MILTON, Ga. — Residents can help shape the future of Milton’s trails in the coming weeks as the city works to update its trails master plan. The public meetings began last week and run through September.
A Trails Advisory Meeting, comprised of residents, volunteers and city officials, has been established and will also convene to discuss the city’s trails in the coming weeks. Residents will also get their say at meetings which will focus on the trial plan for specific areas of the city. Designers with Kimley-Horn consultants have also met with the Milton Equestrian Advisory Committee for input on potential equine trails.
The input sessions should bear weight for residents. A survey conducted by the city showed that half of all respondents use sidewalks, 42 percent use trails and 77 percent said the city’s trails do not meet their needs.
The public planning process kicked off July 22 at City Hall with around two dozen residents studying maps of the city’s trails and potential areas for connections.
Each resident was asked to rank the importance of trails within and connecting to downtown Crabapple, trails on lands purchased through the Greenspace Bond, safety, trails within and connecting to the Deerfield area or their individual preferences.
Attendees could also use a large printout of Milton to map out where they would like to see trails added or connections made.
The initial meeting of the planning process focused on two specific areas, downtown Crabapple and the city’s Greenspace Bond purchases.

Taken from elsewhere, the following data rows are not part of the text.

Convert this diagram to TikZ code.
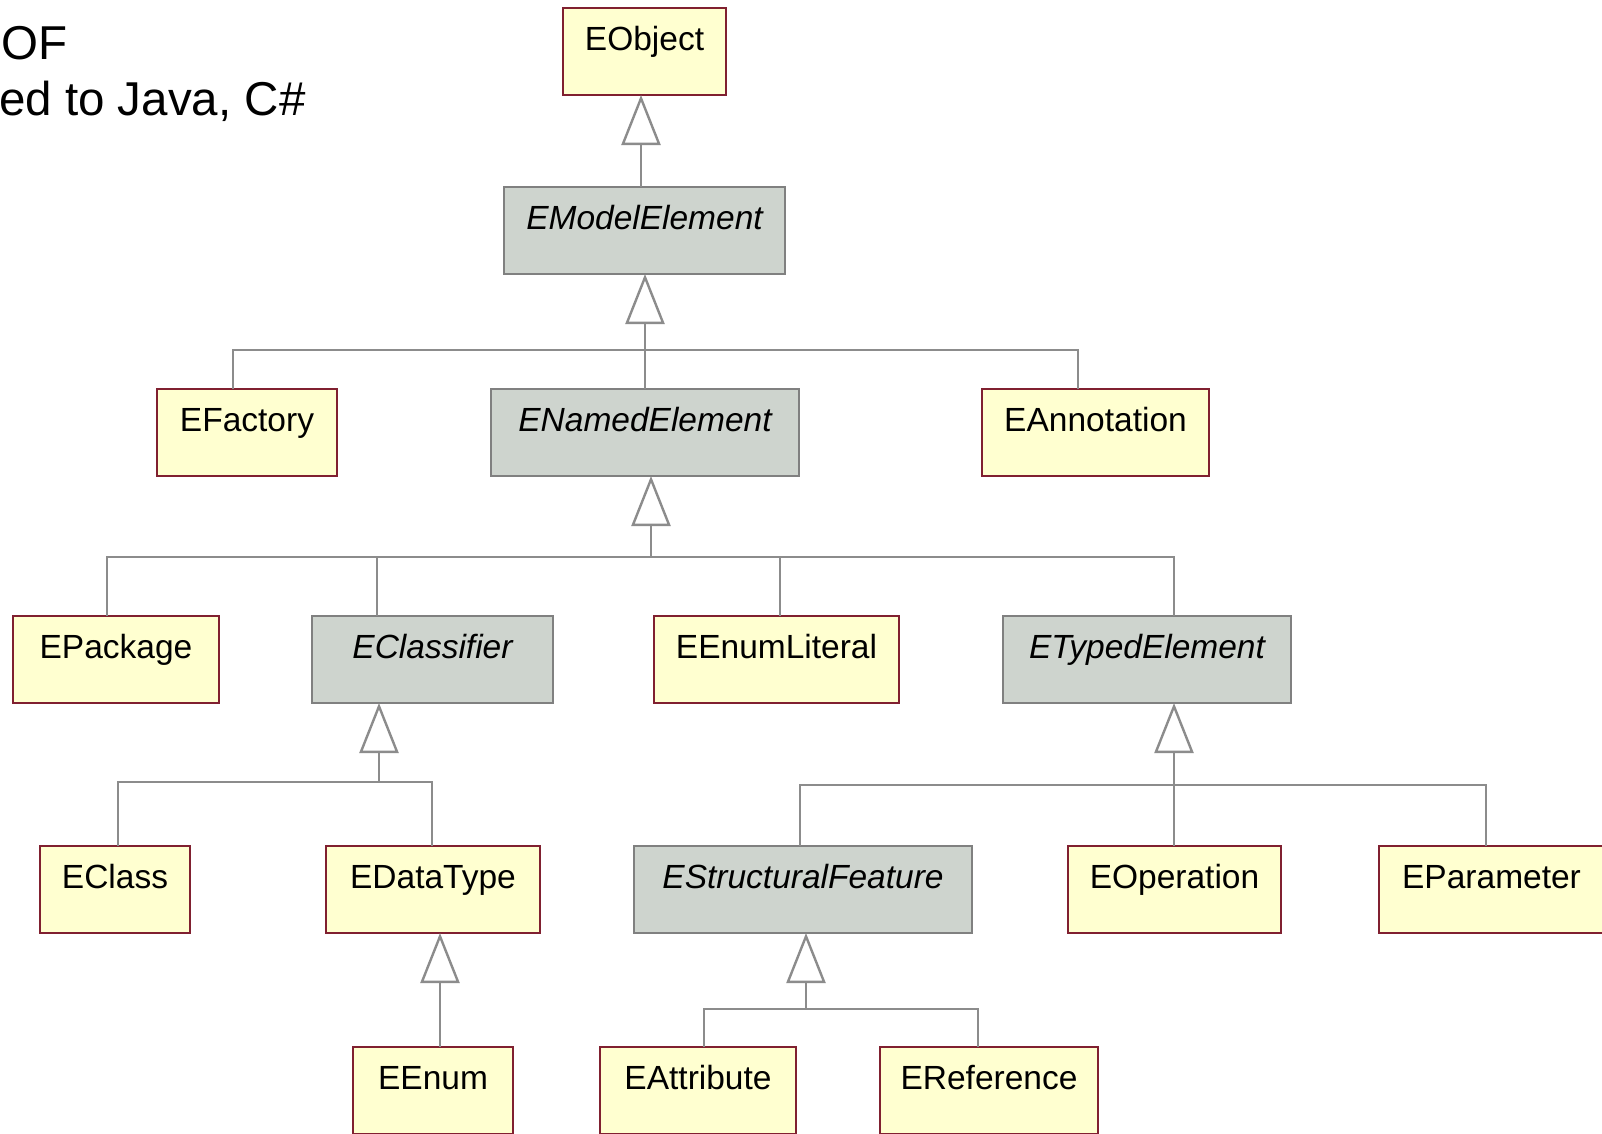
\documentclass[tikz,border=0pt]{standalone}
\usepackage{fontspec}
\setmainfont{Liberation Sans}
\usetikzlibrary{arrows.meta}

\definecolor{boxyellow}{RGB}{255,255,208}
\definecolor{boxred}{RGB}{128,32,48}
\definecolor{absgray}{RGB}{206,212,206}
\definecolor{absborder}{RGB}{128,128,128}
\definecolor{linkgray}{RGB}{140,140,140}

\newcommand\clsfont{\fontsize{33.5}{40}\selectfont}
\newcommand\slidefont{\fontsize{47.5}{56}\selectfont}

\tikzset{
  classbox/.style={inner sep=0pt, outer sep=0pt, anchor=north west,
    text height=42pt, text depth=45pt, font=\clsfont},
  concrete/.style={classbox, draw=boxred, fill=boxyellow, line width=2.6pt},
  abstract/.style={classbox, draw=absborder, fill=absgray, line width=2.4pt,
    font=\clsfont\itshape},
  link/.style={draw=linkgray, line width=2.4pt},
  generalize/.style={link, -{Triangle[open, length=50pt, width=39pt, fill=white]}},
  slidetext/.style={inner sep=0pt, anchor=base west, font=\slidefont}
}

\begin{document}
\begin{tikzpicture}[x=1pt, y=-1pt]
\useasboundingbox (0,0) rectangle (1602,1133);
\clip (0,0) rectangle (1602,1133);
\fill[white] (0,0) rectangle (1602,1133);

% slide text on the left
\node[slidetext] (lineone) at (1,59) {OF};
\node[slidetext] (linetwo) at (-1,115) {ed to Java, C\#};

% classes
\node[concrete, minimum width=163pt] (eobject) at (563,8) {EObject};
\node[abstract, minimum width=281pt] (emodel) at (504,187) {EModelElement};

\node[concrete, minimum width=180pt] (efactory) at (157,389) {EFactory};
\node[abstract, minimum width=308pt] (enamed) at (491,389) {ENamedElement};
\node[concrete, minimum width=227pt] (eannot) at (982,389) {EAnnotation};

\node[concrete, minimum width=206pt] (epackage) at (13,616) {EPackage};
\node[abstract, minimum width=241pt] (eclassifier) at (312,616) {EClassifier};
\node[concrete, minimum width=245pt] (eenumlit) at (654,616) {EEnumLiteral};
\node[abstract, minimum width=288pt] (etyped) at (1003,616) {ETypedElement};

\node[concrete, minimum width=150pt] (eclass) at (40,846) {EClass};
\node[concrete, minimum width=214pt] (edatatype) at (326,846) {EDataType};
\node[abstract, minimum width=338pt] (estruct) at (634,846) {EStructuralFeature};
\node[concrete, minimum width=213pt] (eoperation) at (1068,846) {EOperation};
\node[concrete, minimum width=225pt] (eparam) at (1379,846) {EParameter};

\node[concrete, minimum width=160pt] (eenum) at (353,1047) {EEnum};
\node[concrete, minimum width=196pt] (eattr) at (600,1047) {EAttribute};
\node[concrete, minimum width=218pt] (eref) at (880,1047) {EReference};

% EModelElement -> EObject
\draw[generalize] ([xshift=-3.5pt]emodel.north) -- ([xshift=-3.5pt]eobject.south);

% children of EModelElement
\coordinate (busA) at (645,350);
\draw[generalize] (busA) -- ([xshift=0.5pt]emodel.south);
\draw[link] ([xshift=-14pt]efactory.north) |- (busA);
\draw[link] (enamed.north) |- (busA);
\draw[link] ([xshift=-17.5pt]eannot.north) |- (busA);

% children of ENamedElement
\coordinate (busB) at (651,557);
\draw[generalize] (busB) -- ([xshift=6pt]enamed.south);
\draw[link] ([xshift=-9pt]epackage.north) |- (busB);
\draw[link] ([xshift=-55.5pt]eclassifier.north) |- (busB);
\draw[link] ([xshift=3.5pt]eenumlit.north) |- (busB);
\draw[link] ([xshift=27pt]etyped.north) |- (busB);

% children of EClassifier
\coordinate (busC) at (379,782);
\draw[generalize] (busC) -- ([xshift=-53.5pt]eclassifier.south);
\draw[link] ([xshift=3pt]eclass.north) |- (busC);
\draw[link] ([xshift=-1pt]edatatype.north) |- (busC);

% children of ETypedElement
\coordinate (busD) at (1174,785);
\draw[generalize] (busD) -- ([xshift=27pt]etyped.south);
\draw[link] ([xshift=-3pt]estruct.north) |- (busD);
\draw[link] ([xshift=-0.5pt]eoperation.north) |- (busD);
\draw[link] ([xshift=-5.5pt]eparam.north) |- (busD);

% EEnum -> EDataType
\draw[generalize] ([xshift=7pt]eenum.north) -- ([xshift=7pt]edatatype.south);

% children of EStructuralFeature
\coordinate (busE) at (806,1009);
\draw[generalize] (busE) -- ([xshift=3pt]estruct.south);
\draw[link] ([xshift=6pt]eattr.north) |- (busE);
\draw[link] ([xshift=-11pt]eref.north) |- (busE);
\end{tikzpicture}
\end{document}
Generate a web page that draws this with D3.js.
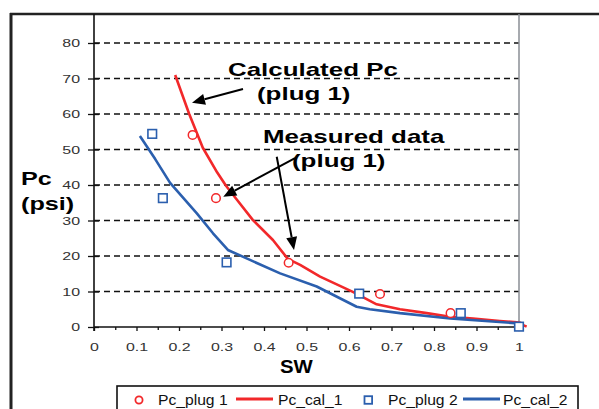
<!DOCTYPE html>
<html><head><meta charset="utf-8">
<script src="https://cdn.jsdelivr.net/npm/d3@7"></script>
<style>
body{margin:0;background:#fff}
svg{display:block}
text{font-family:"Liberation Sans",Arial,Helvetica,sans-serif}
</style>
</head><body>
<svg id="c" width="599" height="409"></svg>
<script>
// ---- data ----
const swPlug1 = [0.232, 0.287, 0.458, 0.673, 0.839, 1.0];
const pcPlug1 = [54.1, 36.3, 18.1, 9.3, 3.9, 0.2];
const swPlug2 = [0.137, 0.162, 0.312, 0.624, 0.863, 1.0];
const pcPlug2 = [54.4, 36.3, 18.2, 9.4, 3.9, 0.1];
const swCal1 = [0.191, 0.224, 0.256, 0.29, 0.311, 0.334, 0.374, 0.421, 0.456, 0.485, 0.532, 0.609, 0.665, 0.72, 0.783, 0.838, 0.892, 0.955, 0.995, 1.018];
const pcCal1 = [71.0, 60.0, 50.5, 43.5, 39.7, 36.2, 30.1, 24.5, 19.2, 17.5, 14.2, 9.9, 6.4, 5.0, 3.9, 2.9, 2.4, 1.7, 1.3, 0.1];
const swCal2 = [0.108, 0.144, 0.179, 0.242, 0.28, 0.315, 0.367, 0.438, 0.524, 0.618, 0.649, 0.72, 0.838, 1.0];
const pcCal2 = [53.8, 47.3, 40.6, 32.0, 26.4, 21.7, 18.9, 15.1, 11.4, 5.7, 5.0, 3.9, 2.4, 1.0];
const xTicks = [0,0.05,0.1,0.15,0.2,0.25,0.3,0.35,0.4,0.45,0.5,0.55,0.6,0.65,0.7,0.75,0.8,0.85,0.9,0.95,1];
const xLabels = ["0","0.1","0.2","0.3","0.4","0.5","0.6","0.7","0.8","0.9","1"];
const yTicks = [0,10,20,30,40,50,60,70,80];
const legendNames = ["Pc_plug 1","Pc_cal_1","Pc_plug 2","Pc_cal_2"];
// annotation arrows in data units [sw0, pc0, sw1, pc1]
const arrows = [[0.3506,67.04,0.2306,63.18],[0.473,47.6,0.3042,36.7],[0.43,47.97,0.4706,21.69]];

const RED = "#f2282a", BLUE = "#2b5fae";
const svg = d3.select("#c");
svg.append("rect").attr("width",599).attr("height",409).attr("fill","#fff");

const x = d3.scaleLinear().domain([0,1]).range([94,519]);
const y = d3.scaleLinear().domain([0,80]).range([327,43]);

// frame
svg.append("line").attr("x1",10).attr("x2",599).attr("y1",14).attr("y2",14).attr("stroke","#222").attr("stroke-width",2.5);
svg.append("line").attr("x1",11).attr("x2",11).attr("y1",13).attr("y2",409).attr("stroke","#222").attr("stroke-width",3);

// gridlines
svg.append("g").selectAll("line").data(yTicks.filter(d=>d>0)).join("line")
  .attr("x1",x(0)).attr("x2",x(1)).attr("y1",d=>y(d)).attr("y2",d=>y(d))
  .attr("stroke","#111").attr("stroke-width",1.3).attr("stroke-dasharray","6,4");

// right border
svg.append("line").attr("x1",x(1)).attr("x2",x(1)).attr("y1",14).attr("y2",y(0)).attr("stroke","#8a8e94").attr("stroke-width",1.5);

// y axis
const ya = svg.append("g").attr("transform",`translate(${x(0)},0)`)
  .call(d3.axisLeft(y).tickValues(yTicks).tickSize(6).tickPadding(3.6));
ya.select(".domain").remove();
ya.selectAll(".tick line").attr("x1",5).attr("stroke","#111").attr("stroke-width",1.3);
ya.selectAll(".tick text").attr("font-size",11).attr("fill","#333")
  .attr("font-family","'Liberation Sans',Arial,sans-serif")
  .attr("transform","scale(1.45,1)");
svg.append("line").attr("x1",x(0)).attr("x2",x(0)).attr("y1",14).attr("y2",y(0)+4).attr("stroke","#111").attr("stroke-width",1.6);

// x axis
const xa = svg.append("g").attr("transform",`translate(0,${y(0)})`)
  .call(d3.axisBottom(x).tickValues(xTicks).tickSize(4).tickPadding(0)
    .tickFormat((d,i)=> i%2===0 ? xLabels[i/2] : ""));
xa.select(".domain").attr("stroke","#111").attr("stroke-width",1.6).attr("d",`M${x(0)},0H${x(1)}`);
xa.selectAll(".tick line").attr("stroke","#111").attr("stroke-width",1.3).attr("y2",(d,i)=> i%2===0?4:3);
xa.selectAll(".tick text").attr("font-size",11).attr("fill","#333")
  .attr("font-family","'Liberation Sans',Arial,sans-serif")
  .attr("y",24.3).attr("dy",0).attr("transform","scale(1.45,1)");

// lines
const line = d3.line().x(d=>x(d[0])).y(d=>y(d[1]));
svg.append("path").datum(swCal1.map((s,i)=>[s,pcCal1[i]])).attr("d",line)
  .attr("fill","none").attr("stroke",RED).attr("stroke-width",2.6).attr("stroke-linejoin","round");
svg.append("path").datum(swCal2.map((s,i)=>[s,pcCal2[i]])).attr("d",line)
  .attr("fill","none").attr("stroke",BLUE).attr("stroke-width",2.6).attr("stroke-linejoin","round");

// markers
svg.append("g").selectAll("circle").data(swPlug1.map((s,i)=>[s,pcPlug1[i]])).join("circle")
  .attr("cx",d=>x(d[0])).attr("cy",d=>y(d[1])).attr("r",4.3)
  .attr("fill","#fff").attr("stroke",RED).attr("stroke-width",1.5);
svg.append("g").selectAll("rect").data(swPlug2.map((s,i)=>[s,pcPlug2[i]])).join("rect")
  .attr("x",d=>x(d[0])-4.3).attr("y",d=>y(d[1])-4.3).attr("width",8.6).attr("height",8.6)
  .attr("fill","#fff").attr("stroke",BLUE).attr("stroke-width",1.6);

// annotations
function stext(txt,px,py,size,sx,weight){
  svg.append("text").attr("transform",`translate(${px},${py}) scale(${sx},1)`)
    .attr("font-size",size).attr("font-weight",weight).attr("fill","#000").text(txt);
}
stext("Calculated Pc",228,76,18.5,1.4,"bold");
stext("(plug 1)",257,100,18.5,1.4,"bold");
stext("Measured data",263,143,18.5,1.4,"bold");
stext("(plug 1)",292,167,18.5,1.4,"bold");
stext("Pc",21,185,18.5,1.36,"bold");
stext("(psi)",21,210,18.5,1.36,"bold");
stext("SW",280,373,18.5,1.1,"bold");

arrows.forEach(a=>{
  const x0=x(a[0]),y0=y(a[1]),x1=x(a[2]),y1=y(a[3]);
  const ang=Math.atan2(y1-y0,x1-x0), L=13, W=5.5;
  const bx=x1-L*Math.cos(ang), by=y1-L*Math.sin(ang);
  svg.append("line").attr("x1",x0).attr("y1",y0).attr("x2",bx).attr("y2",by)
    .attr("stroke","#000").attr("stroke-width",2);
  const p=[[x1,y1],[bx+W*Math.sin(ang),by-W*Math.cos(ang)],[bx-W*Math.sin(ang),by+W*Math.cos(ang)]];
  svg.append("polygon").attr("points",p.map(q=>q.join(",")).join(" ")).attr("fill","#000");
});

// legend
const lg = svg.append("g");
lg.append("rect").attr("x",117).attr("y",386).attr("width",461).attr("height",40)
  .attr("fill","#fff").attr("stroke","#111").attr("stroke-width",1.6);
const ly = 400;
lg.append("circle").attr("cx",139).attr("cy",ly).attr("r",3.6).attr("fill","#fff").attr("stroke",RED).attr("stroke-width",1.8);
lg.append("line").attr("x1",236).attr("x2",273).attr("y1",ly-1).attr("y2",ly-1).attr("stroke",RED).attr("stroke-width",3);
lg.append("rect").attr("x",364.5).attr("y",ly-3.8).attr("width",7.6).attr("height",7.6).attr("fill","#fff").attr("stroke",BLUE).attr("stroke-width",1.8);
lg.append("line").attr("x1",463).attr("x2",500).attr("y1",ly-1).attr("y2",ly-1).attr("stroke",BLUE).attr("stroke-width",3);
const lx=[158,278,388,503];
legendNames.forEach((n,i)=>{
  lg.append("text").attr("transform",`translate(${lx[i]},405) scale(1.08,1)`)
    .attr("font-size",14.5).attr("fill","#111").text(n);
});
</script>
</body></html>
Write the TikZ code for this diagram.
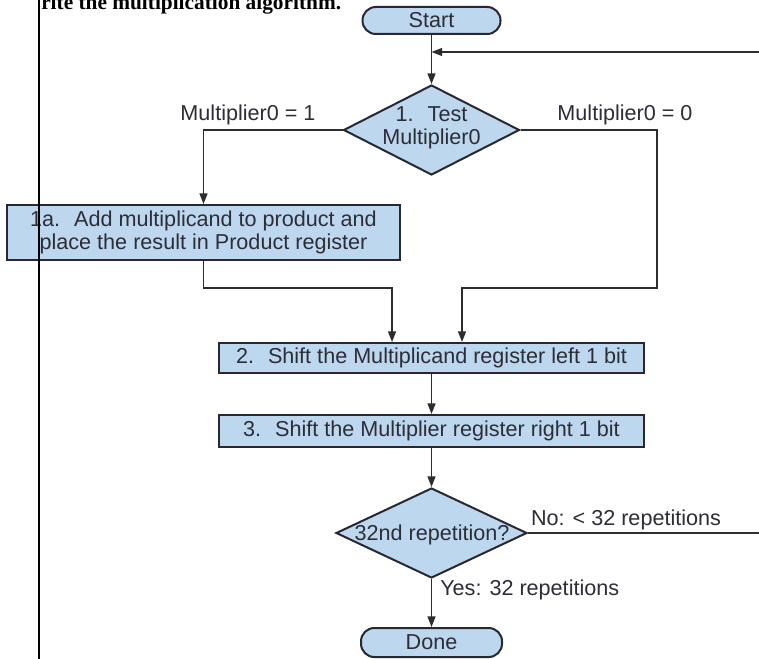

The plan for Crabapple walking paths coincides with the city’s initiative to bolster kids walking to school. Milton was recently chosen as one of four Georgia cities to participate in the 2019 Georgia Tech Smart Cities Challenge. The city will use $50,000 from the program to fund an app designed to help students walk to school in safety.
The city has finalized several Greenspace Bond purchases over the last 19 months, including the 88-acre Cooper Sandy Creek property at Bethany Road and Providence Road and a 106-acre tract along Lackey Road. Both of the properties currently contain logging trails which could be incorporated into the trails plan.
Milton and its residents will continue to fine-tune the plan with discussions on specific areas. The second public meeting will be held Aug. 7 to gather further input for the Crabapple area. Other meetings will include sessions for the Deerfield area, the city’s interior trails and a discussion of the citywide system.
Milton approved 2019 budget updates at its July 22 meeting that will allocate $20,000 for maintaining the trails at Birmingham Park.
A representative with Kimley-Horn said updating the trails master plan includes information gathering, the development of concept trails and creating a priority list and schedule of trail updates. She said Milton could complete these stages by the end of the year.